__SOURCE MATERIAL__
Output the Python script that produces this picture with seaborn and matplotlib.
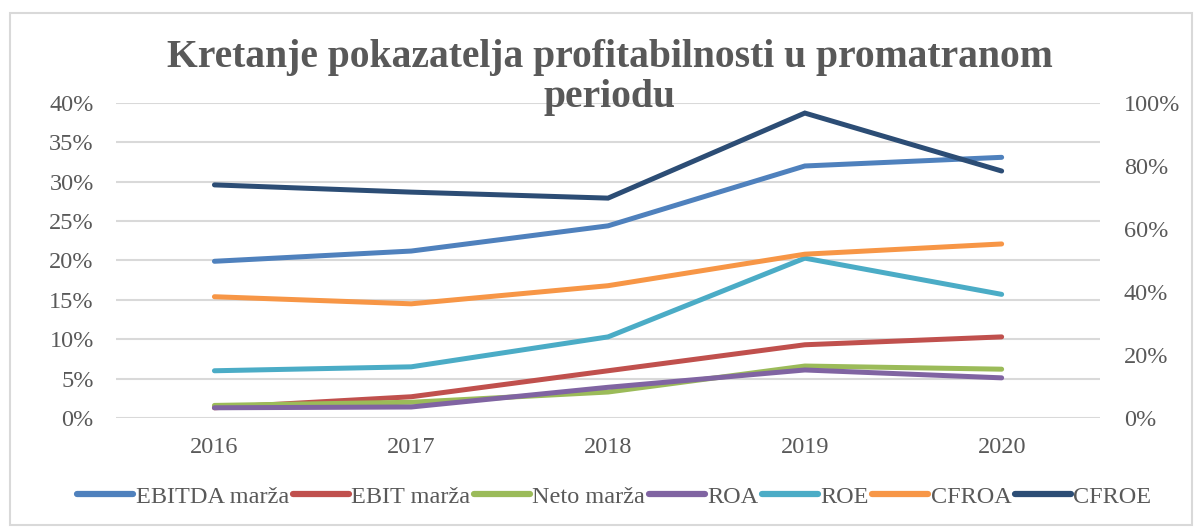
import pandas as pd
import seaborn as sns
import matplotlib.pyplot as plt
from matplotlib.lines import Line2D
from matplotlib.patches import Rectangle
from matplotlib.ticker import PercentFormatter

years = ["2016", "2017", "2018", "2019", "2020"]
ebitda = [19.9, 21.2, 24.4, 32.0, 33.1]
ebit = [1.3, 2.7, 6.0, 9.3, 10.3]
neto = [1.6, 2.0, 3.3, 6.6, 6.2]
roa = [1.3, 1.4, 3.9, 6.1, 5.1]
roe = [6.0, 6.5, 10.3, 20.3, 15.7]
cfroa = [15.4, 14.5, 16.8, 20.8, 22.1]
cfroe = [74.0, 71.7, 69.8, 96.8, 78.4]  # right axis

names = ["EBITDA marža", "EBIT marža", "Neto marža", "ROA", "ROE", "CFROA", "CFROE"]
colors = ["#4F81BD", "#C0504D", "#9BBB59", "#8064A2", "#4BACC6", "#F79646", "#2C4D75"]

left = pd.DataFrame({"godina": years * 6,
                     "serija": sum([[n] * 5 for n in names[:6]], []),
                     "vrijednost": ebitda + ebit + neto + roa + roe + cfroa})
right = pd.DataFrame({"godina": years, "vrijednost": cfroe})

sns.set_style("white")
plt.rcParams["font.family"] = ["Liberation Serif", "DejaVu Serif"]
txt = "#595959"
grid = "#D9D9D9"

fig = plt.figure(figsize=(12, 5.27), dpi=100)
ax = fig.add_axes([0.0967, 0.2068, 0.82, 0.5978])
lw = 3.6

sns.lineplot(data=left, x="godina", y="vrijednost", hue="serija", palette=colors[:6],
             linewidth=lw, ax=ax, legend=False, sort=False)
ax2 = ax.twinx()
sns.lineplot(data=right, x="godina", y="vrijednost", color=colors[6],
             linewidth=lw, ax=ax2, legend=False, sort=False)
for l in ax.lines + ax2.lines:
    l.set_solid_capstyle("round")
    l.set_solid_joinstyle("miter")

ax.set_ylim(0, 40)
ax.set_yticks(range(0, 41, 5))
ax2.set_ylim(0, 100)
ax2.set_yticks(range(0, 101, 20))
ax.yaxis.set_major_formatter(PercentFormatter(decimals=0))
ax2.yaxis.set_major_formatter(PercentFormatter(decimals=0))
ax.set_xlim(-0.5, 4.5)
ax.grid(axis="y", color=grid, linewidth=1.5)
ax.set_axisbelow(True)
for a in (ax, ax2):
    for s in a.spines.values():
        s.set_visible(False)
    a.set_xlabel("")
    a.set_ylabel("")
    a.tick_params(length=0, labelsize=17.5, labelcolor=txt)
ax.tick_params(axis="y", pad=16)
ax2.tick_params(axis="y", pad=17)
ax.tick_params(axis="x", pad=14)

fig.text(0.508, 0.853, "Kretanje pokazatelja profitabilnosti u promatranom\nperiodu",
         ha="center", va="center", fontsize=28.5, fontweight="bold", color=txt,
         linespacing=1.12)

handles = [Line2D([0], [0], color=c, linewidth=4.5, solid_capstyle="round") for c in colors]
fig.legend(handles, names, loc="center", bbox_to_anchor=(0.512, 0.057), ncol=7,
           frameon=False, fontsize=17.5, labelcolor=txt, handlelength=2.3,
           handletextpad=0.1, columnspacing=0.15)

fig.patches.append(Rectangle((0.008, 0.004), 0.985, 0.972, transform=fig.transFigure,
                             fill=False, edgecolor=grid, linewidth=1.5))

fig.savefig("out.png", dpi=100)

__PROBLEM TO WORK ON__
Repeat only the lines between the start of the data and the line with "from matplotlib.ticker import", including those two lines, and skip the pictures.

__TASK SOLUTION__
Output the Python script that produces this picture with seaborn and matplotlib.
import pandas as pd
import seaborn as sns
import matplotlib.pyplot as plt
from matplotlib.lines import Line2D
from matplotlib.patches import Rectangle
from matplotlib.ticker import PercentFormatter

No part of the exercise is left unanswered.